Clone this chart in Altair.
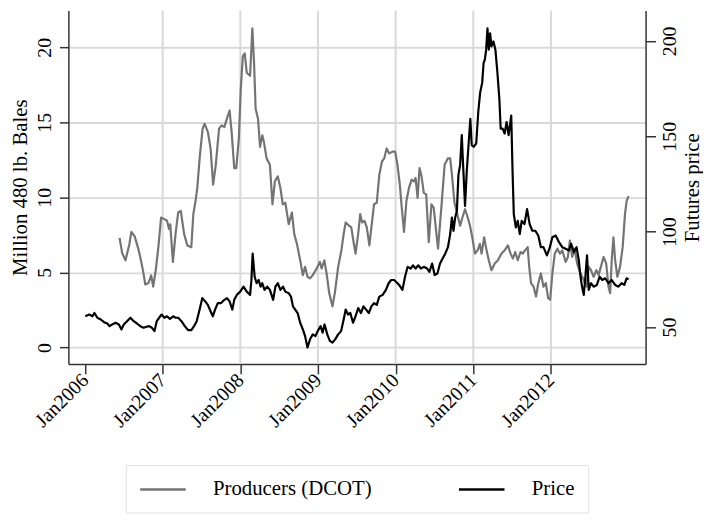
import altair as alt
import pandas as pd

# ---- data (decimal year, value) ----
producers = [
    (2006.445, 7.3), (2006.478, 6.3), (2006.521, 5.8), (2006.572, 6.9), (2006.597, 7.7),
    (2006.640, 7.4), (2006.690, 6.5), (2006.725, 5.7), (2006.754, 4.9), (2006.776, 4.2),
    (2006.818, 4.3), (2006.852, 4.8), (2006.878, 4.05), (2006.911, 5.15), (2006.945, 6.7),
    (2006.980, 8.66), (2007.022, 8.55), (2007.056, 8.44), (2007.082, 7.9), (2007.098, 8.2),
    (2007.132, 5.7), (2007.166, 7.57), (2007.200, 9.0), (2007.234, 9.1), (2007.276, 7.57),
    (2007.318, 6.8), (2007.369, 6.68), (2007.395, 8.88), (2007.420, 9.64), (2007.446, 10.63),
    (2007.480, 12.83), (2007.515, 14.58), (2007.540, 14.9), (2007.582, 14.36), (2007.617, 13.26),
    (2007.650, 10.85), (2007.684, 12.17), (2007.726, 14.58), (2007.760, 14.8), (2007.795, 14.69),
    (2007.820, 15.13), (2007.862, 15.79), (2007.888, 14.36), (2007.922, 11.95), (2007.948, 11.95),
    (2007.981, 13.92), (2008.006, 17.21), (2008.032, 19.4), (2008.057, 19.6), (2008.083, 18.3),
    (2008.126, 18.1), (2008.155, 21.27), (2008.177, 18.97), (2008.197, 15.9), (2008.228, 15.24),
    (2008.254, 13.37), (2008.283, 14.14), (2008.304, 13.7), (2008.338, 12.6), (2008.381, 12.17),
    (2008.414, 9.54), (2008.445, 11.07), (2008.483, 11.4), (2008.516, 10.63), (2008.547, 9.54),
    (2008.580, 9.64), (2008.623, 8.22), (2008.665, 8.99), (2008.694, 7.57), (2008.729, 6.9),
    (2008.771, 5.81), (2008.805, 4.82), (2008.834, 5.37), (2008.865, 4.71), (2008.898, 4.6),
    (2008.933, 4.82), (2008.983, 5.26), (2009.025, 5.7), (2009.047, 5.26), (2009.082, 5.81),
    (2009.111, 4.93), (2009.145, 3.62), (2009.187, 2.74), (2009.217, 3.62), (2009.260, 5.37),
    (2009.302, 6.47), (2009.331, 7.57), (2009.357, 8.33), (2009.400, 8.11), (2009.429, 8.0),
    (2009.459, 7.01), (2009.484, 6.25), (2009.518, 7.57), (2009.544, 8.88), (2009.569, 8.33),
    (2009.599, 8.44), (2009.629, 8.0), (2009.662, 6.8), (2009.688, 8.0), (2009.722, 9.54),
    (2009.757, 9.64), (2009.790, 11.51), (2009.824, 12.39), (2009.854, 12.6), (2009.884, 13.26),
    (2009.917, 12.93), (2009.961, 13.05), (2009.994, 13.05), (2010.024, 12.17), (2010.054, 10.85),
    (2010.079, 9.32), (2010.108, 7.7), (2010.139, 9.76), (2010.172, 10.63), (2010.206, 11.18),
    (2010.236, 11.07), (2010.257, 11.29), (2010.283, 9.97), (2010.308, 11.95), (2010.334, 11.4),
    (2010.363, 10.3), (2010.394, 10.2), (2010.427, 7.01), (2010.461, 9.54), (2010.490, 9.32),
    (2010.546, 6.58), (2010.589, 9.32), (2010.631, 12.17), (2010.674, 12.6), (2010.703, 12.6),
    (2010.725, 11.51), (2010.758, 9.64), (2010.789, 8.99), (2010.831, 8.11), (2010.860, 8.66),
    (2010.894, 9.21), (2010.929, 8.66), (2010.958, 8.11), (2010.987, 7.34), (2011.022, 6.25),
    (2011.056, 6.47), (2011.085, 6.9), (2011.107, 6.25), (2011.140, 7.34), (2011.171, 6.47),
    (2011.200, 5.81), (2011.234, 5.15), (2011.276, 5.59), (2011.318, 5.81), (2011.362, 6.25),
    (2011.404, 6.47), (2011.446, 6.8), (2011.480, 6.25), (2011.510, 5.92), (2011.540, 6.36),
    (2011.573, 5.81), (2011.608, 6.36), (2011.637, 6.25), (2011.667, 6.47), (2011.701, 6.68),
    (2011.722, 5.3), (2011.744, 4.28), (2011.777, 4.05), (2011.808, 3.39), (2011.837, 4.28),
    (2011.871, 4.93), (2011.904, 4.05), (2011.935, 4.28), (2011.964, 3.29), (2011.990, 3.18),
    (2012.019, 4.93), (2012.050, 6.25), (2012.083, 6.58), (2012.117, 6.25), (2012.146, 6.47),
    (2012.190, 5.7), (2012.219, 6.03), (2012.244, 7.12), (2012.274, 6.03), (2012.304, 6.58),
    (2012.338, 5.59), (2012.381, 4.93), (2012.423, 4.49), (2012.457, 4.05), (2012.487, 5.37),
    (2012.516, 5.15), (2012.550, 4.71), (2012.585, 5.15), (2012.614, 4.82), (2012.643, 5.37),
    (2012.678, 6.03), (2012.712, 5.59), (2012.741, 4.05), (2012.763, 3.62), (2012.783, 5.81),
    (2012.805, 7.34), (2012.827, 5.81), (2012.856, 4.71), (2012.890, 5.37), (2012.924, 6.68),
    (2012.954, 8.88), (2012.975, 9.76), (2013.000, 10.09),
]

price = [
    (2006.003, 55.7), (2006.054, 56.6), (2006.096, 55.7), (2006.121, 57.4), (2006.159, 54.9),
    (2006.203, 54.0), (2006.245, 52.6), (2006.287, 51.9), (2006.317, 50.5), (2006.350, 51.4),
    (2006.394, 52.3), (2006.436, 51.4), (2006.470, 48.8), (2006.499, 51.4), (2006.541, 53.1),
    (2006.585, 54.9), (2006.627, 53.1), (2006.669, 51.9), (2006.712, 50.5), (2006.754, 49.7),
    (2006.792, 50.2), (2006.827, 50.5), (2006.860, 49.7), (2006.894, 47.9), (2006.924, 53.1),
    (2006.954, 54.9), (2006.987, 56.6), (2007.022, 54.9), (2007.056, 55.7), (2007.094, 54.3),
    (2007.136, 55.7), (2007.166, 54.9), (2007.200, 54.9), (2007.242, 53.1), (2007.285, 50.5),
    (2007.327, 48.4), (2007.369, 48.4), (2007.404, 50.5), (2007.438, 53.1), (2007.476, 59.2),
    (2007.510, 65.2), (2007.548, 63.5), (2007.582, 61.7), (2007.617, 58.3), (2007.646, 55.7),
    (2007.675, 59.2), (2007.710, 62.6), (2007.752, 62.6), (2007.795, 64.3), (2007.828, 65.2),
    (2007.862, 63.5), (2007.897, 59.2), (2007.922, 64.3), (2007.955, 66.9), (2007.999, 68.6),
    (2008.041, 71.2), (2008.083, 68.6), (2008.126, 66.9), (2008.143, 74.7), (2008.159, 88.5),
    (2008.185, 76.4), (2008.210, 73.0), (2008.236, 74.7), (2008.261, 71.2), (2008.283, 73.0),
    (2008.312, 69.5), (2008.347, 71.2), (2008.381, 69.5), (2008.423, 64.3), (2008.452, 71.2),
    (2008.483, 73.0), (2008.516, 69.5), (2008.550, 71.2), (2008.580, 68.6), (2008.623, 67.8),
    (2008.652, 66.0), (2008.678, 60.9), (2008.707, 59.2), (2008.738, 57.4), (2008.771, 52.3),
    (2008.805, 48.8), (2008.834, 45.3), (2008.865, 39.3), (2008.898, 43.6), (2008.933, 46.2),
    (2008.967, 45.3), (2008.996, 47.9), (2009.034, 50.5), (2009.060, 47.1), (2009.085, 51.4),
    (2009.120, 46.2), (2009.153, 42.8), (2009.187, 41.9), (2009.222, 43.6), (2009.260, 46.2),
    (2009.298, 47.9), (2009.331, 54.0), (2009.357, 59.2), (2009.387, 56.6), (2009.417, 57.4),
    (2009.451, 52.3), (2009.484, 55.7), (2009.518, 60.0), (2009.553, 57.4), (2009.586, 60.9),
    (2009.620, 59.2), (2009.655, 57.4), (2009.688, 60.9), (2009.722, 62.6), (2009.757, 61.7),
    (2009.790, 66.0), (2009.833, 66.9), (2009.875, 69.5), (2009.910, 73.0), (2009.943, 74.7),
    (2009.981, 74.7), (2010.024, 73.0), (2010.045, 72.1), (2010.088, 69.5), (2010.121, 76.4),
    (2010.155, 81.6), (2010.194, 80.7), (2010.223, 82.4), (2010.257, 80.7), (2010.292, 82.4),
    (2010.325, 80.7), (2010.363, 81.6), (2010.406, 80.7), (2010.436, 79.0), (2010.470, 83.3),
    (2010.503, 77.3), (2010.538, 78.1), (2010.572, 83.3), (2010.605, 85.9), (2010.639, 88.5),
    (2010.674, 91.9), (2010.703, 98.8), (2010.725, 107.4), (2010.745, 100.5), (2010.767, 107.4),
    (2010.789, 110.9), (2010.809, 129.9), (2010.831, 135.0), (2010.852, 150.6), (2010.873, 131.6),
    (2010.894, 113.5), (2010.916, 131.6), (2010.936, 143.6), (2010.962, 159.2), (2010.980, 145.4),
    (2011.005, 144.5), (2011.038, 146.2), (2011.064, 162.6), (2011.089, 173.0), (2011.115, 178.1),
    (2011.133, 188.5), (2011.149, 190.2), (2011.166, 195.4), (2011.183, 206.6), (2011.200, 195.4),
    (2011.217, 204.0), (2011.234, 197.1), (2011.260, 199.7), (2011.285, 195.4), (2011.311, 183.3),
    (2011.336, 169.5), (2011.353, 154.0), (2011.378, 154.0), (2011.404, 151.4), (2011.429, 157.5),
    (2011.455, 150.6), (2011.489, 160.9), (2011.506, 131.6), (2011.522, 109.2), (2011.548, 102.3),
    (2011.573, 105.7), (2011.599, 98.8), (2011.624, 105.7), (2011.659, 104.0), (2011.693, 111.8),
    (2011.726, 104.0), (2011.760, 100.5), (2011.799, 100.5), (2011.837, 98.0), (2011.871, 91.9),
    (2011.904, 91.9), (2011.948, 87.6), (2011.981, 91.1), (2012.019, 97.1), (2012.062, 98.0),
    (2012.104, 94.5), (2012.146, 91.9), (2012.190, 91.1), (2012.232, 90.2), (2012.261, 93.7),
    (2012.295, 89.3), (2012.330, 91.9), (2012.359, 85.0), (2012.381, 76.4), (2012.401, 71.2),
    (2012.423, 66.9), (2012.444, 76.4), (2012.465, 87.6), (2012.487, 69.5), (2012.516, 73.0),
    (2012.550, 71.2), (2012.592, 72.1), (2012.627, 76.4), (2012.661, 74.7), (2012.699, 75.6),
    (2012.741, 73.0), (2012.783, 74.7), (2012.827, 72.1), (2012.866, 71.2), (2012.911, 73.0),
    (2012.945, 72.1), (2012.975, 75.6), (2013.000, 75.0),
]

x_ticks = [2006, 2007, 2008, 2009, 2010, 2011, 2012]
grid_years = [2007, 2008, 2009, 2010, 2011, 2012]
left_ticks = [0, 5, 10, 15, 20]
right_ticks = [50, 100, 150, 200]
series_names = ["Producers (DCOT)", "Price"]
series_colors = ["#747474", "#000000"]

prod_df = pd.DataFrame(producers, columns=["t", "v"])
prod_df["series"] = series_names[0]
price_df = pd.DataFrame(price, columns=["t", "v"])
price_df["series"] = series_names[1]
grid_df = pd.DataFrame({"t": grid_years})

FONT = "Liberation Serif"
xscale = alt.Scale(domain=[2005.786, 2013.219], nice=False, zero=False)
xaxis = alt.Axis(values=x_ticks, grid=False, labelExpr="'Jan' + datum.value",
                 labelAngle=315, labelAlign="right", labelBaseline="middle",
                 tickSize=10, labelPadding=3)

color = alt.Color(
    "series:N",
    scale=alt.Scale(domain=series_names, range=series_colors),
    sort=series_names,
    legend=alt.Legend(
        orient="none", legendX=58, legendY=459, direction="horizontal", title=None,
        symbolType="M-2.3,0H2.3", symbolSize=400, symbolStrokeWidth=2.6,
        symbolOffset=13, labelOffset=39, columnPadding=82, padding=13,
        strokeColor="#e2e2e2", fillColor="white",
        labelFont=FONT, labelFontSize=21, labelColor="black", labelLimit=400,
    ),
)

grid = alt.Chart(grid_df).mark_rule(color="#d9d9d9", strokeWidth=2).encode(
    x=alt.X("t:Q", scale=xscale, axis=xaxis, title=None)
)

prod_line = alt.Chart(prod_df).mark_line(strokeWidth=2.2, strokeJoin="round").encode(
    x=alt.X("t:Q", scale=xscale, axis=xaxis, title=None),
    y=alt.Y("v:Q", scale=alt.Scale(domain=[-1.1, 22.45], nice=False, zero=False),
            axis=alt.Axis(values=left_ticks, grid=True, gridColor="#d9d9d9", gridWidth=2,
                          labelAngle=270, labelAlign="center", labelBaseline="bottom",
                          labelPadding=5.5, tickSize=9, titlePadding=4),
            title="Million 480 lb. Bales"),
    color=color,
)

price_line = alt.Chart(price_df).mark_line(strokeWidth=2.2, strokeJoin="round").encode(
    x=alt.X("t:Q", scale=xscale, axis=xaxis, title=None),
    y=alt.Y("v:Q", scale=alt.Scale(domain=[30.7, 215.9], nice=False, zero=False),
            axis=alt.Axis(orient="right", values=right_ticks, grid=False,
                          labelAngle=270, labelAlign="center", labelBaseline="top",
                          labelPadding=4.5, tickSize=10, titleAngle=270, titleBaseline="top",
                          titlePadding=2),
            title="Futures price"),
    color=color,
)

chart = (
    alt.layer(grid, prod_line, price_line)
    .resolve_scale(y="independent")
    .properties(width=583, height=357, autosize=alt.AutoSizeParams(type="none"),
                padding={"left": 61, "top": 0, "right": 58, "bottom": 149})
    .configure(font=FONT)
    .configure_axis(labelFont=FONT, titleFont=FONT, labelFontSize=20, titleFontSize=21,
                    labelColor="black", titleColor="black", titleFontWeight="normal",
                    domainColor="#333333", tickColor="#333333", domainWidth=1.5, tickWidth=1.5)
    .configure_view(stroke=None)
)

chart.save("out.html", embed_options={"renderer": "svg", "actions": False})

------------------------

#### What needs to be done:
Leave out the pictures and repeat exactly the lines from the start of the material through the line that contains "import pandas as pd", both included.

#### Response below:
Clone this chart in Altair.
import altair as alt
import pandas as pd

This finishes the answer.